Impact of Seasonal Variation in Climate on Water Quality of Old Woman Creek Watershed Ohio Using SWAT

Abstract

The effect of the projected 21st century climate change on water quality in Old Woman Creek (OWC) watershed was evaluated using the Soil and Water Assessment Tool (SWAT) and the precipitation and temperature projections from three best Global Climate Circulation Model (GCM)l ensemble downloaded from the Coupled Model Intercomparison Project Phase 5 (CMIP5). These three best GCMs (GFDL-ESM2M, MPI-ESM-MR, EC-EARTH) were identified as those closest to the multivariate ensemble average of twenty different GCM-driven SWAT simulations. Seasonal analysis was undertaken in historical (1985–2014), current to near future (2018–2045), mid-century (2046–2075), and late-century (2076–2100) climate windows. The hydrological model calibration was carried out using a multi-objective evolutionary algorithm and pareto optimization. Simulations were made for stream flow and nine water quality variables (sediment, organic nitrogen, organic phosphorus, mineral phosphorus, chlorophyll a, carbonaceous biochemical oxygen demand, dissolved oxygen, total nitrogen, and total phosphorus) of interest. The average of twenty different CMIP5-driven SWAT simulation results showed good correlation for all the 10 variables with the PRISM-driven SWAT simulation results in the historical climate window (1985–2014).

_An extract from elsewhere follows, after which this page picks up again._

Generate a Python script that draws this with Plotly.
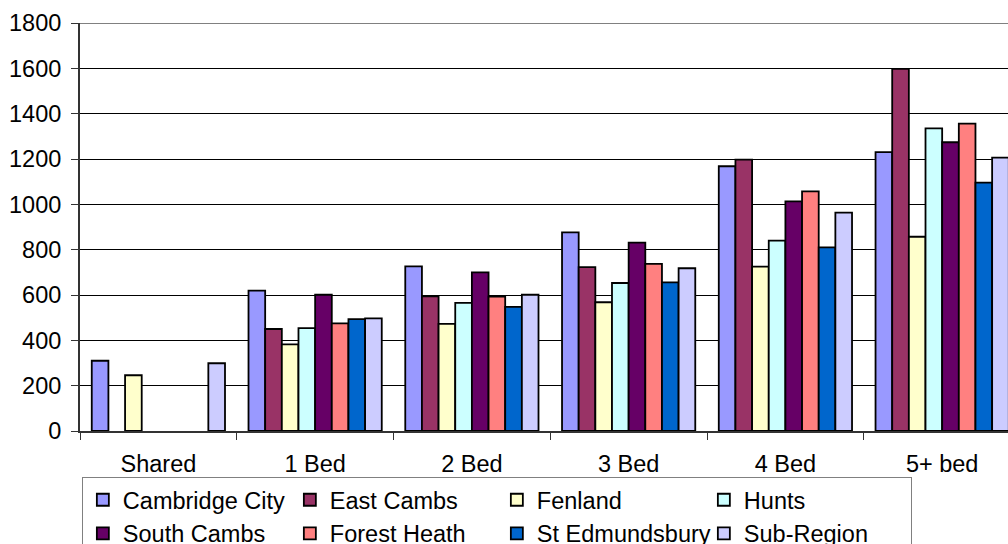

For the historical period, the result shows an over-estimation of flow, sediment, and organic nitrogen from January to March in simulations with CMIP5 inputs, relative to simulations with PRISM input. For the other climate windows, the simulation results show a progressive increase in stream flow with peak flow month shifting from April to March. The expected seasonal changes in each water quality variable have implications for the OWC estuary and Lake Erie water quality.